» **WORK REQUIRED**: Look for the line containing "Clone this chart" and the line containing "of green belt"; retype them and all lines between, exactly, and leave out the pictures.

» **WORKING DATA**:
════════
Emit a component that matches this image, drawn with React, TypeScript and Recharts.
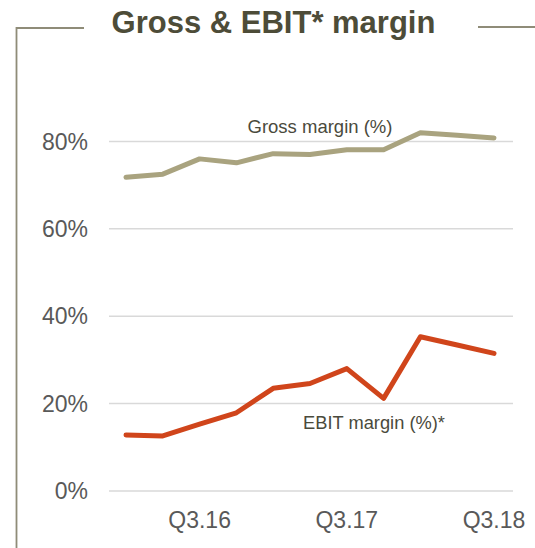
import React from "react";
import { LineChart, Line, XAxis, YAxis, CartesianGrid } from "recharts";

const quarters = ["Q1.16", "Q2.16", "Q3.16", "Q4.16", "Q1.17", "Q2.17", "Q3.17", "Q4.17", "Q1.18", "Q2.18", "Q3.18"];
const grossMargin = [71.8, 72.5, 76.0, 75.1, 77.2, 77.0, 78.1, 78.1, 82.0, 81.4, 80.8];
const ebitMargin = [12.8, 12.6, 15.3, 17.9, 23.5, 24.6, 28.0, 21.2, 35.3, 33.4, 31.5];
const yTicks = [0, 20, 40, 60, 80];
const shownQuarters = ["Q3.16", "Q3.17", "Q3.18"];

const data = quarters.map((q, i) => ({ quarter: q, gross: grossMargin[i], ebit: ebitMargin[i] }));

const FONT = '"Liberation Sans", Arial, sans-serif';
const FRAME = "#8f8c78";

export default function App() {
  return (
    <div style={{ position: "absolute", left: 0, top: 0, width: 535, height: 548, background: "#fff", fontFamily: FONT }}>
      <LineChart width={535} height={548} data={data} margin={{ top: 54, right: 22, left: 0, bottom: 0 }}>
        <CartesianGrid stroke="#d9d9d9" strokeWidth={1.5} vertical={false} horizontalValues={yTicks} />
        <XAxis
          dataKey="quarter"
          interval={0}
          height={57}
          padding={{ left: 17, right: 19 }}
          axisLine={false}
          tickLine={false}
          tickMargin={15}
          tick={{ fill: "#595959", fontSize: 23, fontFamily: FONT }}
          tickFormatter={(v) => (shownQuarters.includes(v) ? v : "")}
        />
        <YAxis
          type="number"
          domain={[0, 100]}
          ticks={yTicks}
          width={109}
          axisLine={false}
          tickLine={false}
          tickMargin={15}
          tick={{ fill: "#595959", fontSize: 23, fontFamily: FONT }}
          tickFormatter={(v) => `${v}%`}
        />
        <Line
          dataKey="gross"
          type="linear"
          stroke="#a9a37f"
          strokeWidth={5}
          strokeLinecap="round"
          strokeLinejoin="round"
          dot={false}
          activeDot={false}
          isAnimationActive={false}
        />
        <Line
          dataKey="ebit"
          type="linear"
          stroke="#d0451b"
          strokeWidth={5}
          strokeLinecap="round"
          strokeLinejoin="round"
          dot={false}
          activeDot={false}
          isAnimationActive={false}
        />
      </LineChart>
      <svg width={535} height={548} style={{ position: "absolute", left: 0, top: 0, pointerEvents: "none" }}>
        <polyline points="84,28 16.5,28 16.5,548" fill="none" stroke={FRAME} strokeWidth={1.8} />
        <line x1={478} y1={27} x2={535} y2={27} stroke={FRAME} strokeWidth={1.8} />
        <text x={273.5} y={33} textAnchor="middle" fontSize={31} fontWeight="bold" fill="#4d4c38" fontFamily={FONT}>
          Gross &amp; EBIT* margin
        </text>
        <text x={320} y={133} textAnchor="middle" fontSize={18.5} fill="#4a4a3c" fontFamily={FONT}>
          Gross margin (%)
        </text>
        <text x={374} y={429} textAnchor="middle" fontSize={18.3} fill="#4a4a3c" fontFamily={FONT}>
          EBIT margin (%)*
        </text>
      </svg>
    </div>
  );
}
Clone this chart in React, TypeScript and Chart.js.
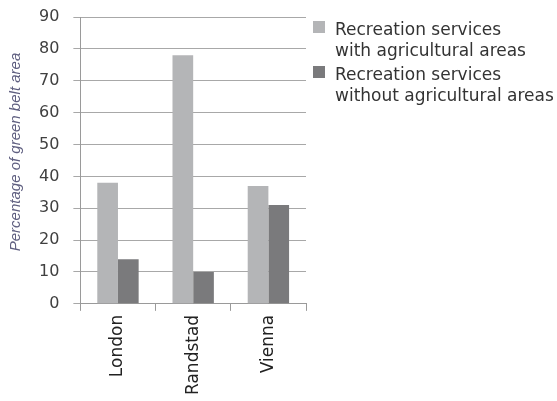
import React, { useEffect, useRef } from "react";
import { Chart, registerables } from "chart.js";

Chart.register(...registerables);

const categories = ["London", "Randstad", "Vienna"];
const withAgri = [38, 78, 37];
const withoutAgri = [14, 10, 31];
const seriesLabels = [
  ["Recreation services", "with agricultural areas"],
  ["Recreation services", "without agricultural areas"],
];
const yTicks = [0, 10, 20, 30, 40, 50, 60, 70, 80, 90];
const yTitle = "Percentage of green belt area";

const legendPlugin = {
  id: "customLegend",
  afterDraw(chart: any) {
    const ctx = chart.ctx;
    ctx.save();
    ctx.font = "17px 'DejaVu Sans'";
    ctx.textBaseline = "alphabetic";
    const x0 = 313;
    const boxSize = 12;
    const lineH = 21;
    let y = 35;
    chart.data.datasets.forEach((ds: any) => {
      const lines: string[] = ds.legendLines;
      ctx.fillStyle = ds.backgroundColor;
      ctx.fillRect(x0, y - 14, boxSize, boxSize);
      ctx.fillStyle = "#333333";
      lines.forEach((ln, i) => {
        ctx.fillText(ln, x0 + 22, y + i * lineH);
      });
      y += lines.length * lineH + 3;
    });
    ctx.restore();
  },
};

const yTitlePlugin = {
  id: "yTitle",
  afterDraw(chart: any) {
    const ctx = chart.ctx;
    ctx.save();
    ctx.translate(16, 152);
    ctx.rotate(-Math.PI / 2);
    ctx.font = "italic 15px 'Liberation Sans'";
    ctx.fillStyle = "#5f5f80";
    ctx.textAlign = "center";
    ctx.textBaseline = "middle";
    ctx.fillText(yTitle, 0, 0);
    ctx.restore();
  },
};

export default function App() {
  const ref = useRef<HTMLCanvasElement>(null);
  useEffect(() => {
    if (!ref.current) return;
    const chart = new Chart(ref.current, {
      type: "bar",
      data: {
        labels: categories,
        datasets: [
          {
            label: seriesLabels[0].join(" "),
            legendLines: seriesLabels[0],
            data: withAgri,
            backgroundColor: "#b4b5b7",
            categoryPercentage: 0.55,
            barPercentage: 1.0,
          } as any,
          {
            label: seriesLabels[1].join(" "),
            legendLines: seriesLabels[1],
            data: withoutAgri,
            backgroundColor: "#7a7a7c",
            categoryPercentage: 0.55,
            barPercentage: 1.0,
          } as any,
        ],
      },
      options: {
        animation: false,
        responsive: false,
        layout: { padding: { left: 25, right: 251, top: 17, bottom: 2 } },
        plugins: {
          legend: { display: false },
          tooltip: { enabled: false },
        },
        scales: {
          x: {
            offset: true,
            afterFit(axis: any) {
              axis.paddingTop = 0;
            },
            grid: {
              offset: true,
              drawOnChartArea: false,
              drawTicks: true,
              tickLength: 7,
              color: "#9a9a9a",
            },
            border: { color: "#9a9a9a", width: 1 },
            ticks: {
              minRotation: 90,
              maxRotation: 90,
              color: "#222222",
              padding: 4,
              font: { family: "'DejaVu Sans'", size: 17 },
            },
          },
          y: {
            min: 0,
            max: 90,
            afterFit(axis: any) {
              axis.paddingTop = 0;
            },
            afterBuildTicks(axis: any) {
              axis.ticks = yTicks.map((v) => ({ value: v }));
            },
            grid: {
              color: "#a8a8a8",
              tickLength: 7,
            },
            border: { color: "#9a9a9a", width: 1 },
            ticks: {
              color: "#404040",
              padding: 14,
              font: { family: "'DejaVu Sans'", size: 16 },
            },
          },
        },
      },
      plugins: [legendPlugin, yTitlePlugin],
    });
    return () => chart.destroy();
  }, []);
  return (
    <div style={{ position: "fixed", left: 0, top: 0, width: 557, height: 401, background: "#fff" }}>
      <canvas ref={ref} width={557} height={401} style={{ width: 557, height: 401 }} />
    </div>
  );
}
════════
» **OUTPUT FOR THIS EXERCISE**:
Clone this chart in React, TypeScript and Chart.js.
import React, { useEffect, useRef } from "react";
import { Chart, registerables } from "chart.js";

Chart.register(...registerables);

const categories = ["London", "Randstad", "Vienna"];
const withAgri = [38, 78, 37];
const withoutAgri = [14, 10, 31];
const seriesLabels = [
  ["Recreation services", "with agricultural areas"],
  ["Recreation services", "without agricultural areas"],
];
const yTicks = [0, 10, 20, 30, 40, 50, 60, 70, 80, 90];
const yTitle = "Percentage of green belt area";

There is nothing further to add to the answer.